We continued collecting this tax until 23 April, when the combined force of the Haganah and the Irgun succeeded in defeating the Arab forces stationed in the Manshiya quarter adjacent to Southern Tel-Aviv. On that day, as we realised that an attack on the centre of Jaffa was imminent, I and my family decided that they had to be evacuated temporarily. We rented a van, into which we crammed all the women and young children and sent them to Nablus.”
Abu-Lughod himself stayed in Jaffa until May 3, when he left by ship together with two friends to make the short trip to Beirut. By July 1948, he was already back with his family in Nablus, from where he soon made his way to the US to study and to build a successful career at Northwestern University. He left there in 1992 to become vice-president of Bir Zeit University in Ramallah. 
As Abu-Lughod’s account illustrates, the majority of Jaffa’s Arab residents fled the fighting over a period of several weeks or even months – by land or by sea – while Jaffa’s self-proclaimed defenders tried to exploit those who wanted to leave by demanding a “tax.”
Petra also shows that most of the Jaffa Arabs in 1948 were recent immigrants from other Arab lands, which explains why they were so eager to flee rather than defend homes that they felt few ancestral ties to.

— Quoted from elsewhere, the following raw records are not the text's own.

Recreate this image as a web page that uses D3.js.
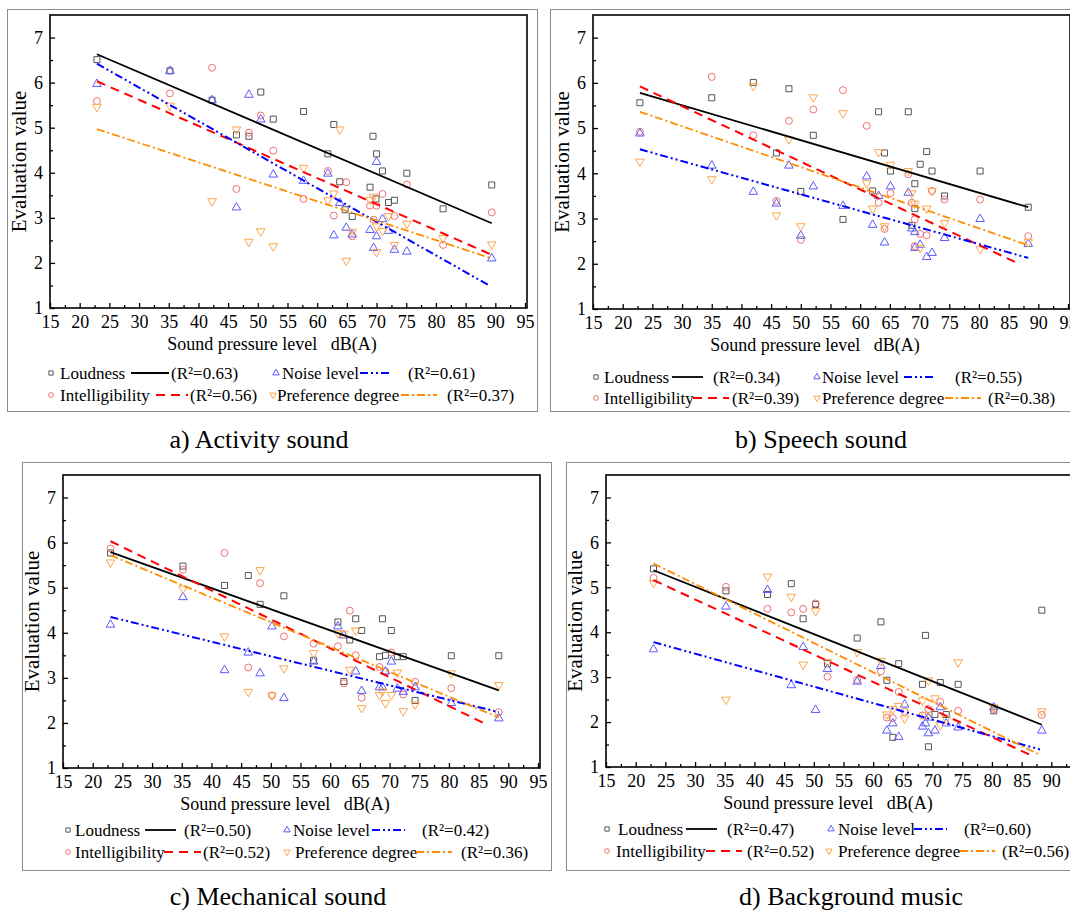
<!DOCTYPE html>
<html>
<head>
<meta charset="utf-8">
<script src="https://cdn.jsdelivr.net/npm/d3@7"></script>
<style>
body { margin: 0; background: #fff; }
svg { display: block; font-family: "Liberation Serif", "Times New Roman", serif; }
</style>
</head>
<body>
<svg id="chart" width="1070" height="911"></svg>
<script>
// ---- data: [sound pressure level dB(A), evaluation value] ----
const seriesNames = ["Loudness", "Intelligibility", "Noise level", "Preference degree"];

// a) Activity sound
const actLoud = [[22.9,6.51],[35.2,6.26],[42.3,5.61],[46.4,4.84],[48.5,4.81],[50.5,5.79],[52.6,5.19],[57.7,5.36],[61.8,4.42],[62.8,5.07],[63.8,3.80],[64.7,3.18],[65.9,3.03],[68.9,3.68],[69.4,4.81],[69.9,3.42],[70.0,4.42],[71.0,4.04],[72.0,3.34],[73.0,3.39],[75.1,3.99],[81.2,3.20],[89.4,3.73]];
const actIntel = [[22.9,5.59],[35.2,5.76],[42.3,6.33],[46.4,3.64],[48.5,4.89],[50.5,5.27],[52.6,4.49],[57.7,3.42],[61.8,4.04],[62.8,3.05],[64.9,3.79],[65.9,2.59],[68.9,3.27],[69.5,2.96],[70.0,3.27],[71.0,3.53],[73.0,3.04],[75.1,3.74],[81.2,2.40],[89.4,3.12]];
const actNoise = [[22.9,5.97],[35.2,6.26],[42.3,5.61],[46.4,3.23],[48.5,5.73],[50.5,5.18],[52.6,3.96],[57.7,3.82],[61.8,3.98],[62.8,2.61],[63.8,3.33],[64.9,2.78],[65.9,2.63],[68.9,2.73],[69.5,2.33],[70.0,4.24],[70.0,2.59],[71.0,2.97],[72.0,2.71],[73.0,2.29],[75.1,2.25],[89.4,2.10]];
const actPref = [[22.9,5.46],[35.2,5.49],[42.3,3.37],[46.4,4.96],[48.5,2.47],[50.5,2.70],[52.6,2.37],[57.7,4.11],[61.8,3.39],[62.8,3.54],[63.8,4.96],[64.9,2.05],[65.9,2.69],[68.9,3.40],[69.5,3.47],[70.0,2.81],[70.0,2.24],[71.0,2.71],[72.0,3.04],[73.0,2.40],[75.1,2.87],[81.2,2.55],[89.4,2.41]];
// fitted lines [x0, y0, x1, y1] in order loudness, intelligibility, noise, preference
const actFits = [[22.9,6.63,89.4,2.88],[22.9,6.03,89.4,2.18],[22.9,6.42,89.1,1.49],[22.9,4.97,89.4,2.10]];
const actR2 = ["0.63", "0.56", "0.61", "0.37"];

// b) Speech sound
const speechLoud = [[22.9,5.56],[35.0,5.67],[42.0,6.01],[48.0,5.87],[45.9,4.45],[52.1,4.84],[50.0,3.60],[57.1,2.98],[63.1,5.36],[68.1,5.36],[64.1,4.45],[65.1,4.05],[62.1,3.61],[71.2,4.48],[70.1,4.20],[72.1,4.05],[69.2,3.77],[74.2,3.50],[69.2,3.22],[68.7,2.85],[80.2,4.05],[88.3,3.25]];
const speechIntel = [[22.9,4.92],[35.0,6.13],[42.0,4.84],[45.9,3.39],[48.0,5.16],[50.0,2.53],[52.1,5.41],[57.1,5.84],[61.1,5.05],[63.1,3.35],[64.1,2.77],[65.1,3.56],[68.1,3.98],[68.7,3.35],[69.2,2.98],[69.2,2.39],[70.1,2.66],[71.2,2.63],[72.1,3.61],[74.2,3.42],[80.2,3.42],[88.3,2.61]];
const speechNoise = [[22.9,4.88],[35.0,4.17],[42.0,3.59],[45.9,3.33],[48.0,4.17],[50.0,2.62],[52.1,3.71],[57.1,3.28],[61.1,3.93],[62.1,2.86],[63.1,3.50],[64.1,2.47],[65.1,3.71],[68.1,3.57],[68.7,2.78],[69.2,2.70],[69.2,2.35],[70.1,2.42],[71.2,2.15],[72.1,2.24],[74.2,2.57],[80.2,2.99],[88.3,2.44]];
const speechPref = [[22.9,4.26],[35.0,3.87],[42.0,5.93],[45.9,3.07],[48.0,4.75],[50.0,2.83],[52.1,5.68],[57.1,5.33],[61.1,3.78],[62.1,3.22],[63.1,4.47],[64.1,2.83],[65.1,4.19],[68.1,4.05],[68.7,3.56],[69.2,3.33],[70.1,2.35],[71.2,3.22],[72.1,3.61],[74.2,2.90],[80.2,2.33],[88.3,2.48]];
const speechFits = [[22.9,5.78,88.3,3.25],[22.9,5.92,86.9,1.99],[22.9,4.53,88.3,2.13],[22.9,5.36,88.3,2.41]];
const speechR2 = ["0.34", "0.39", "0.55", "0.38"];

// c) Mechanical sound
const mechLoud = [[23.0,5.77],[35.2,5.48],[42.2,5.05],[46.2,5.27],[48.2,4.63],[52.2,4.82],[57.2,3.39],[61.3,4.24],[62.3,2.92],[63.3,3.84],[64.3,4.31],[65.3,4.05],[68.3,3.47],[68.8,4.31],[69.3,3.50],[70.3,4.05],[71.3,3.47],[72.3,3.47],[74.3,2.50],[80.4,3.49],[88.4,3.49]];
const mechIntel = [[23.0,5.87],[35.2,5.40],[42.2,5.77],[46.2,3.23],[48.2,5.10],[50.2,2.61],[52.2,3.92],[57.2,3.76],[61.3,3.70],[62.3,2.88],[63.3,4.49],[64.3,3.50],[65.3,2.56],[68.3,3.24],[69.3,3.14],[70.3,3.56],[72.3,2.63],[74.3,2.91],[80.4,2.77],[88.4,2.24]];
const mechNoise = [[23.0,4.18],[35.2,4.79],[42.2,3.17],[46.2,3.56],[48.2,3.10],[50.2,4.14],[52.2,2.55],[57.2,3.36],[61.3,4.14],[62.3,3.94],[64.3,3.14],[65.3,2.71],[68.3,2.79],[68.8,2.79],[69.3,3.14],[70.3,3.36],[71.3,2.76],[72.3,2.69],[74.3,2.79],[80.4,2.44],[88.4,2.10]];
const mechPref = [[23.0,5.56],[35.2,4.98],[42.2,3.92],[46.2,2.69],[48.2,5.39],[50.2,2.61],[52.2,3.21],[57.2,3.55],[61.3,3.99],[62.3,3.98],[63.3,3.18],[64.3,4.05],[65.3,2.33],[68.3,2.62],[68.8,2.70],[69.3,2.44],[70.3,2.62],[71.3,3.12],[72.3,2.26],[74.3,2.41],[80.4,3.10],[88.4,2.84]];
const mechFits = [[23.0,5.79,88.4,2.72],[23.0,6.03,86.6,1.95],[23.0,4.35,88.4,2.24],[23.0,5.72,88.4,2.12]];
const mechR2 = ["0.50", "0.52", "0.42", "0.36"];

// d) Background music
const musicLoud = [[23.0,5.41],[35.2,4.92],[42.2,4.84],[46.2,5.08],[48.2,4.30],[50.3,4.62],[52.3,3.30],[57.3,3.87],[61.3,4.23],[62.3,2.93],[63.3,1.66],[64.3,3.30],[68.3,2.84],[68.8,3.93],[69.3,1.45],[70.4,2.17],[71.3,2.88],[72.3,2.17],[74.3,2.84],[80.3,2.25],[88.4,4.49]];
const musicIntel = [[23.0,5.21],[35.2,5.01],[42.2,4.52],[46.2,4.44],[48.2,4.52],[50.3,4.64],[52.3,3.01],[57.3,2.94],[61.3,3.13],[62.3,2.10],[63.3,2.09],[64.3,2.67],[65.3,2.23],[68.3,2.15],[69.3,2.29],[71.3,2.45],[74.3,2.25],[80.3,2.29],[88.4,2.16]];
const musicNoise = [[23.0,3.62],[35.2,4.57],[42.2,4.94],[46.2,2.82],[48.2,3.67],[50.3,2.27],[52.3,3.18],[57.3,2.90],[61.3,3.25],[62.3,1.81],[63.3,1.97],[64.3,1.67],[65.3,2.39],[68.3,1.90],[68.8,1.97],[69.3,2.10],[69.3,1.75],[70.4,1.81],[71.3,2.33],[72.3,1.97],[74.3,1.88],[80.3,2.33],[88.4,1.81]];
const musicPref = [[23.0,5.10],[35.2,2.50],[42.2,5.24],[46.2,4.79],[48.2,3.28],[50.3,4.47],[52.3,3.34],[57.3,3.56],[61.3,3.36],[62.3,2.17],[63.3,2.29],[64.3,2.36],[65.3,2.08],[68.3,2.48],[68.8,2.15],[69.3,2.93],[70.4,2.53],[71.3,1.93],[72.3,2.07],[74.3,3.33],[80.3,2.33],[88.4,2.24]];
const musicFits = [[23.0,5.38,88.4,1.94],[23.0,5.16,87.1,1.23],[23.0,3.78,88.1,1.39],[23.0,5.53,87.9,1.28]];
const musicR2 = ["0.47", "0.52", "0.60", "0.56"];

const xTicks = d3.range(15, 96, 5);
const yTicks = d3.range(1, 8, 1);

// ---- styles ----
const markerShape = [d3.symbolSquare, d3.symbolCircle, d3.symbolTriangle, d3.symbolTriangle];
const markerRotate = [0, 0, 0, 180];
const markerSize = [36, 38, 32, 32];
const markerColor = ["#555555", "#f07070", "#5a5aff", "#ffa64d"];
const lineColor = ["#000000", "#ff0000", "#0000ff", "#ff8c00"];
const lineDash = [null, "9,6", "8,3,2,3,2,3", "8,3,2,3"];
const lineWidth = [1.8, 2, 2, 1.8];

// panel layout (pixels)
const panels = [
  { series: [actLoud, actIntel, actNoise, actPref], fits: actFits, r2: actR2,
    caption: "a) Activity sound", frame: [7, 9, 537, 411], left: 50, top: 15, bottom: 308,
    capX: 259, capY: 448, rowY: [373, 395],
    legend: [[51,60,131,169,171],[51,60,156,188,190],[276,282,360,390,408],[273,277,401,437,447]] },
  { series: [speechLoud, speechIntel, speechNoise, speechPref], fits: speechFits, r2: speechR2,
    caption: "b) Speech sound", frame: [550, 9, 1080, 411], left: 593, top: 15, bottom: 309,
    capX: 821, capY: 448, rowY: [377, 398],
    legend: [[596,604,672,703,713],[596,604,693,729,732],[817,822,904,935,955],[817,822,945,981,988]] },
  { series: [mechLoud, mechIntel, mechNoise, mechPref], fits: mechFits, r2: mechR2,
    caption: "c) Mechanical sound", frame: [22, 462, 551, 870], left: 63, top: 475, bottom: 768,
    capX: 278, capY: 905, rowY: [830, 852],
    legend: [[68,75,145,176,184],[68,75,164,201,203],[287,293,372,405,422],[287,295,416,452,461]] },
  { series: [musicLoud, musicIntel, musicNoise, musicPref], fits: musicFits, r2: musicR2,
    caption: "d) Background music", frame: [566, 462, 1080, 870], left: 606, top: 475, bottom: 767,
    capX: 851, capY: 905, rowY: [829, 851],
    legend: [[607,618,686,717,727],[607,616,706,742,747],[831,838,914,947,964],[829,838,960,995,1002]] }
];

const svg = d3.select("#chart");
const plotW = 475;

panels.forEach(p => {
  // outer gray frame
  svg.append("rect")
    .attr("x", p.frame[0] + 0.5).attr("y", p.frame[1] + 0.5)
    .attr("width", p.frame[2] - p.frame[0]).attr("height", p.frame[3] - p.frame[1])
    .attr("fill", "none").attr("stroke", "#8c8c8c").attr("stroke-width", 1);

  const x = d3.scaleLinear().domain([15, 95]).range([p.left, p.left + plotW]);
  const y = d3.scaleLinear().domain([1, 7.5]).range([p.bottom, p.top]);

  // axes with inward ticks
  const xAxis = svg.append("g")
    .attr("transform", `translate(0,${p.bottom})`)
    .call(d3.axisBottom(x).tickValues(xTicks).tickSize(-5).tickPadding(7).tickFormat(d3.format("d")));
  svg.append("g")
    .attr("transform", `translate(0,${p.bottom})`)
    .call(d3.axisBottom(x).tickValues(d3.range(17.5, 95, 5)).tickSize(-3).tickFormat(""));
  const yAxis = svg.append("g")
    .attr("transform", `translate(${p.left},0)`)
    .call(d3.axisLeft(y).tickValues(yTicks).tickSize(-5).tickPadding(7).tickFormat(d3.format("d")));
  svg.append("g")
    .attr("transform", `translate(${p.left},0)`)
    .call(d3.axisLeft(y).tickValues(d3.range(1.5, 7.5, 1)).tickSize(-3).tickFormat(""));

  svg.selectAll(".domain").remove();
  svg.selectAll(".tick line").attr("stroke", "#000").attr("stroke-width", 1.3);
  [xAxis, yAxis].forEach(g => g.selectAll("text")
    .attr("fill", "#000")
    .style("font-family", "'Liberation Serif', serif")
    .style("font-size", "18px"));

  // plot box
  svg.append("rect")
    .attr("x", p.left).attr("y", p.top)
    .attr("width", plotW + 2).attr("height", p.bottom - p.top)
    .attr("fill", "none").attr("stroke", "#000").attr("stroke-width", 1.6);

  // axis titles
  svg.append("text")
    .attr("transform", `translate(${p.left - 24},${(p.top + p.bottom) / 2}) rotate(-90)`)
    .attr("text-anchor", "middle")
    .style("font-size", "21px")
    .text("Evaluation value");
  svg.append("text")
    .attr("x", p.left + 222).attr("y", p.bottom + 42)
    .attr("text-anchor", "middle")
    .style("font-size", "18px")
    .attr("xml:space", "preserve")
    .text("Sound pressure level   dB(A)");

  // scatter points
  p.series.forEach((data, i) => {
    svg.append("g").selectAll("path")
      .data(data)
      .join("path")
      .attr("d", d3.symbol(markerShape[i], markerSize[i]))
      .attr("transform", d => `translate(${x(d[0])},${y(d[1])}) rotate(${markerRotate[i]})`)
      .attr("fill", "none")
      .attr("stroke", markerColor[i])
      .attr("stroke-width", 1);
  });

  // regression lines
  p.fits.forEach((f, i) => {
    svg.append("line")
      .attr("x1", x(f[0])).attr("y1", y(f[1]))
      .attr("x2", x(f[2])).attr("y2", y(f[3]))
      .attr("stroke", lineColor[i])
      .attr("stroke-width", lineWidth[i])
      .attr("stroke-dasharray", lineDash[i]);
  });

  // legend
  p.legend.forEach((L, i) => {
    const row = (i === 0 || i === 2) ? 0 : 1;
    const cy = p.rowY[row];
    svg.append("path")
      .attr("d", d3.symbol(markerShape[i], 18))
      .attr("transform", `translate(${L[0]},${cy}) rotate(${markerRotate[i]})`)
      .attr("fill", "none").attr("stroke", markerColor[i]).attr("stroke-width", 1);
    svg.append("text")
      .attr("x", L[1]).attr("y", cy + 5.5)
      .style("font-size", "17px")
      .text(seriesNames[i]);
    svg.append("line")
      .attr("x1", L[2]).attr("x2", L[3]).attr("y1", cy).attr("y2", cy)
      .attr("stroke", lineColor[i])
      .attr("stroke-width", lineWidth[i])
      .attr("stroke-dasharray", lineDash[i]);
    svg.append("text")
      .attr("x", L[4]).attr("y", cy + 5.5)
      .style("font-size", "17px")
      .text(`(R\u00B2=${p.r2[i]})`);
  });

  // caption
  svg.append("text")
    .attr("x", p.capX).attr("y", p.capY)
    .attr("text-anchor", "middle")
    .style("font-size", "26px")
    .text(p.caption);
});
</script>
</body>
</html>
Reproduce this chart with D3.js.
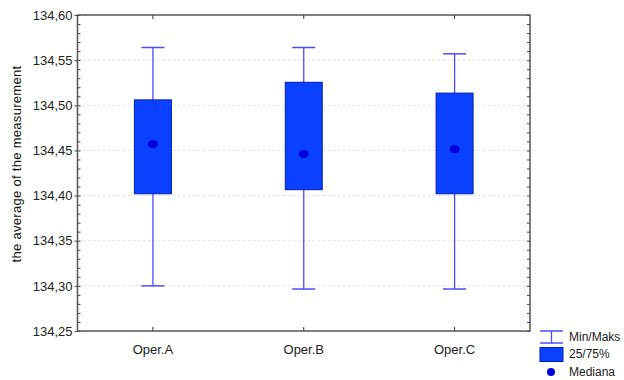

The New York Times' own reporting from 1948 doesn't have a hint of Jews expelling Arabs. The Arabs fled out of fear of war. (And many stayed, including in Jaffa, without any problem.)


The New York Times assumed that the outraged comments were based on the truth. After all, the repeated claims of Jews expelling Arabs from Israel must have some truth to them, right?

But the truth matters. And the New York Times has just proven once again that it prefers a version of history that caters to its biases rather than to facts.